有名ハードウェアコンプレッサーとその特徴(代表例)

  • Universal Audio 1176(FET): 非常に速いアタックと独特の前方歪み。ボーカルやスラップベースなどに活躍。
  • Teletronix LA-2A(Opto): 自然で暖かいコンプレッション。スローなリリースが特徴で、ボーカルやベースによく使われる。
  • SSL G-Series Bus Compressor(VCA): ミックスバスに「接着感」を与える定番。アタックとリリースの挙動がグルーブに影響。
  • API 2500(VCA): ドラムやバスでのパンチ感を作るのに向く、個性的な操作性。
  • Empirical Labs Distressor(ディストレッサー): 多彩なモードと歪み特性で、エミュレーションでは得難い攻めたサウンドが可能。

実践的な設定例

状況別の出発点(ガイドライン)を示します。楽曲や目的で大きく変わるため、耳を基準に微調整してください。

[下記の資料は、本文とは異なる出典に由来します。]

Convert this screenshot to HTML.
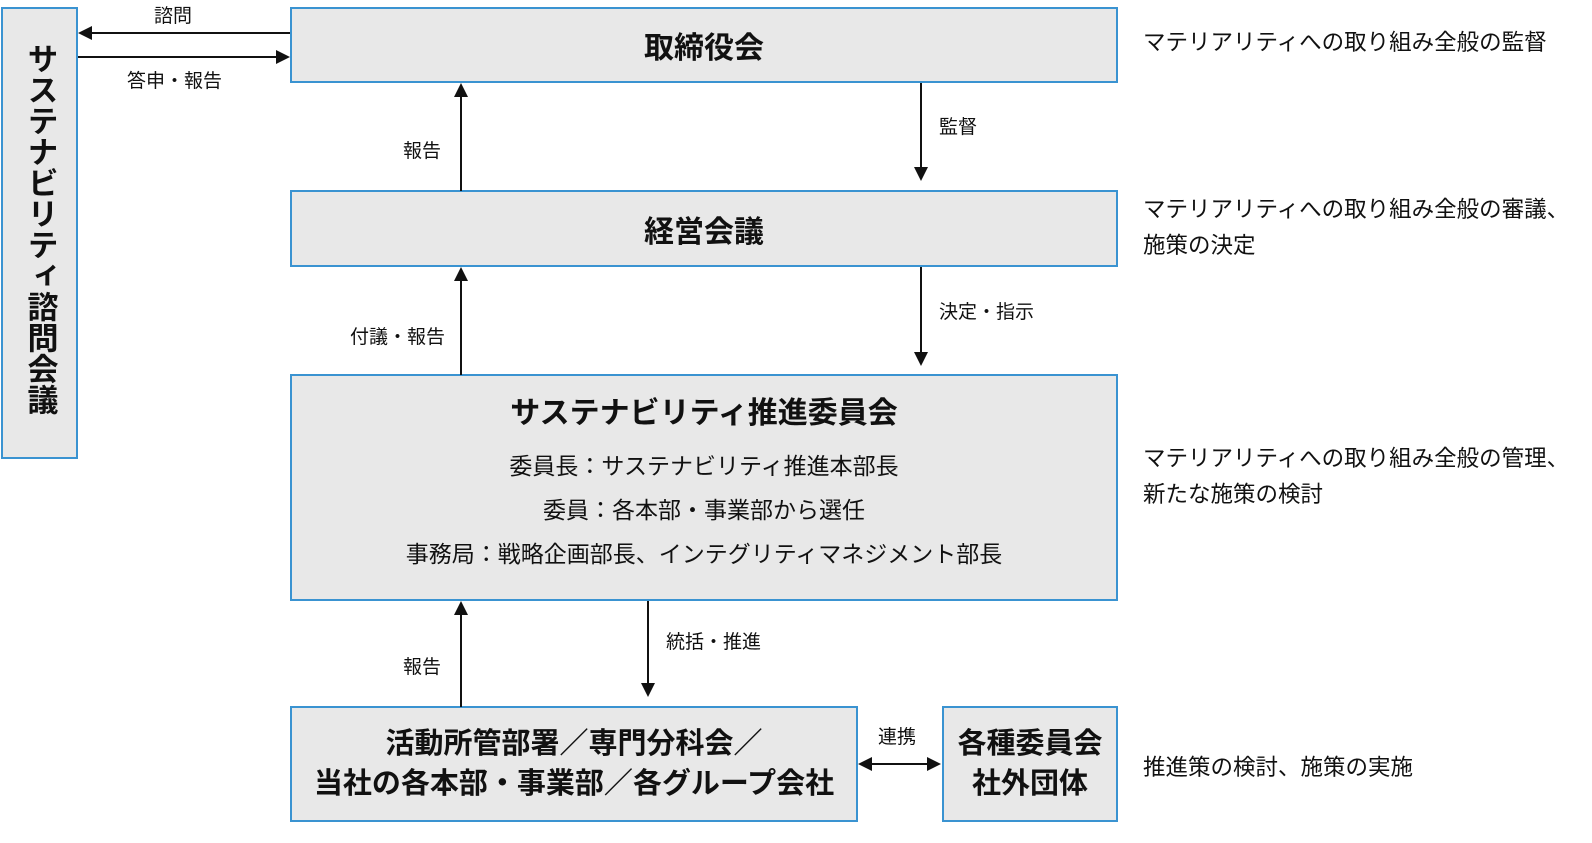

  • ボーカル(滑らかさ重視): Opto系、Thresholdで-3〜6dBのGR、アタック中速、リリース中〜長め、Makeupで音量補正。
  • スネア(パンチ重視): FET系、短いアタックでトランジェントを生かすか、短アタックで潰すかは音作り次第。Ratio 4:1程度、リリースは楽曲のテンポに合わせる。
  • ドラムバス(まとまり): VCA系、軽めの圧縮で2〜4dBのGR、短めのアタックでアタック感を残す。
  • マスターバス(ナチュラル): 微少な圧縮(0.5〜2dBのGR)、VCAかVari-Muで音楽性を保つ。

よくある誤解と注意点

ハードウェアだから必ず良い、というわけではありません。機器のキャラクターが楽曲に合わない場合もあります。また、過度な圧縮は音を平坦にし、ミックスのダイナミズムを失わせます。メーターを見つつ耳で確認する習慣が重要です。さらに、古い機材は経年で特性が変化している場合があるため、現状を把握した上で使う必要があります。

将来性と現場での役割

デジタル技術の進化でプラグインはますます高性能になっていますが、ハードウェアには「物理的なアナログ回路がもたらす非線形性」と「操作と視覚フィードバックの魅力」が残ります。スタジオごとの個性付けや、アーティストとの対話的な制作現場ではハードウェアの価値は今後も続くでしょう。とはいえ、ハイブリッドな環境(DAW+高品位アウトボード)の整備が現代のスタンダードになりつつあります。

まとめ:何をどう選ぶか

ハードウェアコンプレッサーを選ぶ際は、使用目的、求める音色、接続・設置環境、メンテナンス性、そして予算を総合的に判断してください。試奏やA/B比較を重ね、楽曲にとって本当に有益な機材を見つけることが最も重要です。